New York, Nov. 17, (dpa/GNA) – Hate crimes rose in the United States last year, according to data released by the Federal Bureau of Investigation (FBI) on Monday.
Hate crime murders rose to a record 51 in 2019, more than double the previous year’s levels, “as single assailant mass domestic terror attacks by white supremacists became increasingly more lethal,” according to the Center for the Study of Hate and Extremism at California State University San Bernardino, which analysed the FBI’s data.
The research centre noted that an anti-Latino mass shooting in El Paso, Texas, last August, which left 22 people dead, was the most deadly single hate homicide event since FBI tallies began in the 1990s.
The overall number of hate crimes in 2019 hit their highest level in over a decade, the centre said.
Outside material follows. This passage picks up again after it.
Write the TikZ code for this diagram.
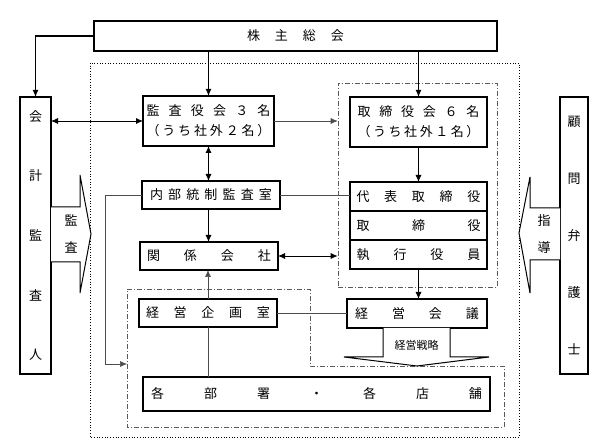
\documentclass[tikz,border=0pt]{standalone}
\usepackage{fontspec}
\setmainfont{Noto Sans CJK JP}
\usetikzlibrary{arrows.meta,positioning}

\tikzset{
  box/.style={draw, line width=1.1pt, fill=white, inner sep=0pt, outer sep=0pt,
    align=center, font=\fontsize{13}{20}\selectfont},
  frame/.style={draw=gray!70!black, line width=0.6pt,
    dash pattern=on 5pt off 2pt on 1pt off 2pt},
  thick link/.style={line width=1.1pt},
  link/.style={line width=0.8pt},
  thin link/.style={line width=0.6pt, draw=gray!60!black},
  blockarrow/.style={fill=white, draw, line width=1pt},
  tag/.style={inner sep=0pt, align=center},
}
\newcommand{\sprd}[2]{\makebox[#1]{#2}}

\begin{document}
\begin{tikzpicture}[x=1pt,y=-1pt,>={Latex[length=7pt,width=6pt]}]
\useasboundingbox (0,0) rectangle (595,443);

% frames
\draw[dotted, line width=0.7pt] (90,63) rectangle (519,437);
\node[frame, minimum width=159pt, minimum height=204pt] (boardframe) at (417.5,185) {};
\draw[frame] (127,289) -- (310,289) -- (310,366) -- (504,366) -- (504,427) -- (127,427) -- cycle;
\coordinate (mgmtin) at (127,364);
\coordinate (bend) at (105,364);

% boxes
\node[box, minimum width=403pt, minimum height=30pt] (share) at (295.5,36)
  {\sprd{97pt}{株\hfill 主\hfill 総\hfill 会}};
\node[box, minimum width=31pt, minimum height=277pt, font=\fontsize{13}{59.7}\selectfont] (auditor) at (35.5,235.5)
  {会\\計\\監\\査\\人};
\node[box, minimum width=28pt, minimum height=277pt, font=\fontsize{13}{57}\selectfont] (lawyer) at (574,235.5)
  {顧\\問\\弁\\護\\士};
\node[box, minimum width=131pt, minimum height=50pt] (kansa) at (208.5,121)
  {\sprd{124pt}{監\hfill 査\hfill 役\hfill 会\hfill ３\hfill 名}\\
   \sprd{124pt}{（\hfill う\hfill ち\hfill 社\hfill 外\hfill ２\hfill 名\hfill ）}};
\node[box, minimum width=137pt, minimum height=50pt] (board) at (418.5,122)
  {\sprd{122pt}{取\hfill 締\hfill 役\hfill 会\hfill ６\hfill 名}\\
   \sprd{122pt}{（\hfill う\hfill ち\hfill 社\hfill 外\hfill １\hfill 名\hfill ）}};
\node[box, minimum width=138pt, minimum height=28pt] (naibu) at (211,195)
  {\sprd{122pt}{内\hfill 部\hfill 統\hfill 制\hfill 監\hfill 査\hfill 室}};
\node[box, minimum width=137pt, minimum height=29pt] (rep) at (418.5,196.5)
  {\sprd{124pt}{代\hfill 表\hfill 取\hfill 締\hfill 役}};
\node[box, minimum width=137pt, minimum height=29pt] (dirs) at (418.5,225.5)
  {\sprd{124pt}{取\hfill 締\hfill 役}};
\node[box, minimum width=137pt, minimum height=29pt] (exec) at (418.5,254.5)
  {\sprd{124pt}{執\hfill 行\hfill 役\hfill 員}};
\node[box, minimum width=138pt, minimum height=28pt] (kankei) at (209,256)
  {\sprd{124pt}{関\hfill 係\hfill 会\hfill 社}};
\node[box, minimum width=138pt, minimum height=28pt] (kikaku) at (208,313)
  {\sprd{124pt}{経\hfill 営\hfill 企\hfill 画\hfill 室}};
\node[box, minimum width=140pt, minimum height=29pt] (kaigi) at (417,313.5)
  {\sprd{124pt}{経\hfill 営\hfill 会\hfill 議}};
\node[box, minimum width=347pt, minimum height=34pt] (busho) at (316.5,394)
  {\sprd{331pt}{各\hfill 部\hfill 署\hfill ・\hfill 各\hfill 店\hfill 舗}};

% block arrows
\filldraw[blockarrow] (51,207) -- (80,207) -- (80,175) -- (91,234) -- (80,293) -- (80,262) -- (51,262);
\node[tag, font=\fontsize{13}{27}\selectfont] (audittxt) at (71,234) {監\\査};
\filldraw[blockarrow] (560,208) -- (530,208) -- (530,177) -- (519,233) -- (530,293) -- (530,260) -- (560,260);
\node[tag, font=\fontsize{13}{27}\selectfont] (guidetxt) at (544,234) {指\\導};
\filldraw[blockarrow] (383,328) -- (383,357) -- (344,357) -- (417,366) -- (489,357) -- (450,357) -- (450,328);
\node[tag, font=\fontsize{11}{13}\selectfont] (strategy) at (416.5,345) {経営戦略};

% connectors
\draw[thick link, ->] (share.west) -| (auditor.north);
\draw[thick link, ->] (share.south -| kansa) -- (kansa.north);
\draw[thick link, ->] (share.south -| board) -- (board.north);
\draw[link, <->] (kansa.west) -- (kansa.west -| auditor.east);
\draw[thin link, ->] (kansa.east) -- (kansa.east -| boardframe.west);
\draw[link, <->] (kansa.south) -- (kansa.south |- naibu.north);
\draw[link, ->] (board.south) -- (rep.north);
\draw[thin link] (naibu.east) -- (naibu.east -| rep.west);
\draw[thin link, ->] (naibu.west) -| (bend) -- (mgmtin);
\draw[link, ->] (naibu.south -| kansa.south) -- (kankei.north -| kansa.south);
\draw[link, <->] (kankei.east) -- (kankei.east -| boardframe.west);
\draw[thin link, ->] (kikaku.north) -- (kikaku.north |- kankei.south);
\draw[link, ->] (exec.south) -- (exec.south |- kaigi.north);
\draw[thin link] (kikaku.east) -- (kikaku.east -| kaigi.west);
\draw[thin link] (kikaku.south) -- (kikaku.south |- busho.north);

\end{tikzpicture}
\end{document}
The FBI recorded 7,314 hate crimes last year, which it defines as a “criminal offense against a person or property motivated in whole or in part by an offender’s bias against a race, religion, disability, sexual orientation, ethnicity, gender, or gender identity.”
The majority of offenders – 53 per cent – were white, while 24 per cent were black or African American, according to the FBI.
The university research centre said anti-Semitic hate crimes rose to their highest level since 2008 last year – to 953.
While anti-black hate crimes declined, black people remain the top target, the centre said.
The FBI’s annual data is based on figures submitted by law enforcement agencies across the country.